The text_extraction_queue table is created when PGCATALOG_TIKA_URL is set. See Database schema reference for the full schema.

Key design choices:

  • UNIQUE(zoid, tid): Prevents duplicate jobs for the same object version.

  • Partial index on status = 'pending': Makes dequeue queries fast regardless of how many completed jobs exist.

  • NOTIFY trigger: Fires on every INSERT, waking the worker instantly.

  • attempts/max_attempts: Built-in retry with configurable limit (default: 3). Failed jobs stay visible for debugging.

Worker modes

In-process (development)

When PGCATALOG_TIKA_INPROCESS=true, the worker runs as a daemon thread inside the Zope process. It opens its own PostgreSQL connection and HTTP client—it shares nothing with Zope’s ZODB connections or transaction machinery.

The thread is marked daemon=True, meaning it dies automatically when the Zope process exits. No separate shutdown handling is needed.

This mode is convenient for development and small deployments. The trade-off is that extraction work competes with Zope for CPU and memory.

Standalone (production)

The pgcatalog-tika-worker CLI runs as a separate process (or container). It depends only on psycopg and httpx—no Zope, no Plone, no ZODB. This makes it lightweight and easy to deploy.

Multiple workers can run concurrently.
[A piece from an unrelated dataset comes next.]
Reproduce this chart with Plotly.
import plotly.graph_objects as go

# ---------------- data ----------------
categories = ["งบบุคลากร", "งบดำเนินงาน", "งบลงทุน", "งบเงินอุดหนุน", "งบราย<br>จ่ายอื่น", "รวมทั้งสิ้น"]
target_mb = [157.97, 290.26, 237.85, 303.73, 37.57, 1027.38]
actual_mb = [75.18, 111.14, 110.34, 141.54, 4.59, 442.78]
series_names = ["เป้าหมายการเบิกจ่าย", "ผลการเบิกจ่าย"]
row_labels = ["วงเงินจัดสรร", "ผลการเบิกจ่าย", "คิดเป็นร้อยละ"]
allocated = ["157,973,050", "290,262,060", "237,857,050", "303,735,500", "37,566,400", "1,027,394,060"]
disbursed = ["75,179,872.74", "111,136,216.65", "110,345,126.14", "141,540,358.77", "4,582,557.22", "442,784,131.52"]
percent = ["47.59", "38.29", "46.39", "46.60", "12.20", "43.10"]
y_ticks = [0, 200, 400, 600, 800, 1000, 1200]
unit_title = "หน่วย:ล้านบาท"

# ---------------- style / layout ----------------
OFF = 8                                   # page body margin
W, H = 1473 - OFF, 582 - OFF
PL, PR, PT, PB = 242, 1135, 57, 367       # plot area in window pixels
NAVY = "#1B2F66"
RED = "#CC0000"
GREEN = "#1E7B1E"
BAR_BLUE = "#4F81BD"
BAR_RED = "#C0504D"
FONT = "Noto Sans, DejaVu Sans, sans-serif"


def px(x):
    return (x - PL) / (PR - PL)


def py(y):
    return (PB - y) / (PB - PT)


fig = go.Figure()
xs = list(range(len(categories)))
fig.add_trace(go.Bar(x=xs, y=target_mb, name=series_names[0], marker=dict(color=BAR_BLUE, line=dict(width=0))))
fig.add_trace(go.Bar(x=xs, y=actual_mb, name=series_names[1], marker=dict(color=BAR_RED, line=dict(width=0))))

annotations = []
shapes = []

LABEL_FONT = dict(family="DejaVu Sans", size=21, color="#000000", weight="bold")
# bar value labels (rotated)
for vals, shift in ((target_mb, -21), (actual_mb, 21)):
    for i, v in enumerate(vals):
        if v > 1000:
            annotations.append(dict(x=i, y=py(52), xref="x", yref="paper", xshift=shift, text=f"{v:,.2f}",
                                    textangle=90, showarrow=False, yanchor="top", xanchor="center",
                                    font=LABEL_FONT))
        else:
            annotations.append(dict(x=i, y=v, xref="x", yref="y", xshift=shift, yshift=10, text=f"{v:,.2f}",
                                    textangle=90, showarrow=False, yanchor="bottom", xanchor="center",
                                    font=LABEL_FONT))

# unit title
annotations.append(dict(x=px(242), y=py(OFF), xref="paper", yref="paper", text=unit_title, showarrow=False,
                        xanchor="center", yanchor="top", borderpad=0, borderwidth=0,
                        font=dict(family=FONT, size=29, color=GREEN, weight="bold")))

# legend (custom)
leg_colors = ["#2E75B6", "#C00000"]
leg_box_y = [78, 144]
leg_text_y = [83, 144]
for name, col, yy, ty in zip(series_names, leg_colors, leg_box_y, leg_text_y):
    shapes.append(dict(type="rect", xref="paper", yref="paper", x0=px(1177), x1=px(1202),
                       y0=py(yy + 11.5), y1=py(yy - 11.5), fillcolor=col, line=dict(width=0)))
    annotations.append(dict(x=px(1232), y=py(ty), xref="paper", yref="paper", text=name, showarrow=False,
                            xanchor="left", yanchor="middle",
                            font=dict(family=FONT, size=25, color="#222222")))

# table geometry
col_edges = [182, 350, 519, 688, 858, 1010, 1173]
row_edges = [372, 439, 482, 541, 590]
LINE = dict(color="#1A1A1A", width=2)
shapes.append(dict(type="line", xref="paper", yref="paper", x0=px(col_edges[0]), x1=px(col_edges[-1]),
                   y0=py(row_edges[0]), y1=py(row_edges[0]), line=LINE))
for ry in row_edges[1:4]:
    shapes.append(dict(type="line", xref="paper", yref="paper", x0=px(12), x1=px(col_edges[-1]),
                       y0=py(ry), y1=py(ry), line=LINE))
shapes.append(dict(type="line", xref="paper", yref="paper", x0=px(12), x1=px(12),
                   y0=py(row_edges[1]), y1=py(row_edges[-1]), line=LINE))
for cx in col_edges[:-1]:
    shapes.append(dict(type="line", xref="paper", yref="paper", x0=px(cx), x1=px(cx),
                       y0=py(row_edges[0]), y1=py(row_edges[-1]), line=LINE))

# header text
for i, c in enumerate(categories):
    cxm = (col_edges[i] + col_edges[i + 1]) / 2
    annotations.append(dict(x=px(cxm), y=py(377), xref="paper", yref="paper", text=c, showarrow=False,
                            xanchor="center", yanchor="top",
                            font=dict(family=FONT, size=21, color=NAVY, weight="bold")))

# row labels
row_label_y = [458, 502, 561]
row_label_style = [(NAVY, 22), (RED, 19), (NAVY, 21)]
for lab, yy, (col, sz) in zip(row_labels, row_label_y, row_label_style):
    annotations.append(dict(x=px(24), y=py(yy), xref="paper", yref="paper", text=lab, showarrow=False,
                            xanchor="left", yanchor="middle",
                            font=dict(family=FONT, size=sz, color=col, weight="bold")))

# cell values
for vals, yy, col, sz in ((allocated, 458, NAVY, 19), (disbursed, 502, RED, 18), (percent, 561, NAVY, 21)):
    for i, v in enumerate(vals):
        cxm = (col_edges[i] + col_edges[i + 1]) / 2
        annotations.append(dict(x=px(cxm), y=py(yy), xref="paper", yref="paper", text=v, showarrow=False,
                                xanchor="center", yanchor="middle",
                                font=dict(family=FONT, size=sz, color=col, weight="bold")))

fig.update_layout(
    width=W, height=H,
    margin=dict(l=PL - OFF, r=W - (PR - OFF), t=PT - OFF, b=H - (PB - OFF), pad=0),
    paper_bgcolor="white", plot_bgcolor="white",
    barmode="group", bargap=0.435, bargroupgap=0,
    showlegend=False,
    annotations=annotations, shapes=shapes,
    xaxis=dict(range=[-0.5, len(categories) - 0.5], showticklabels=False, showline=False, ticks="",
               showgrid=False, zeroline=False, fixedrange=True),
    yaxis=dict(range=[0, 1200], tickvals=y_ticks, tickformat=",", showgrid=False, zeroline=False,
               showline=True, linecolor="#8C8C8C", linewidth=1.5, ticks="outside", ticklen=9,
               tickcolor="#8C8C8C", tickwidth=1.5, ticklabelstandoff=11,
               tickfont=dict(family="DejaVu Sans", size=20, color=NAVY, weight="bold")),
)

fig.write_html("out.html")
The SKIP LOCKED dequeue pattern ensures each job is processed exactly once, even under concurrent load.

Image indexing

Tika includes Tesseract OCR, which can extract text from images (JPEG, PNG, TIFF, WebP, GIF). By default, plone.pgcatalog configures all common image types as extractable.

This means that after enabling Tika:

  • A photo of a whiteboard becomes searchable by the text on the board

  • A scanned invoice becomes searchable by its content

  • An infographic becomes searchable by its labels and annotations

Plone does not make image blobs searchable by default (there was no extraction mechanism). With Tika, this happens automatically for all Image content types that have blobs.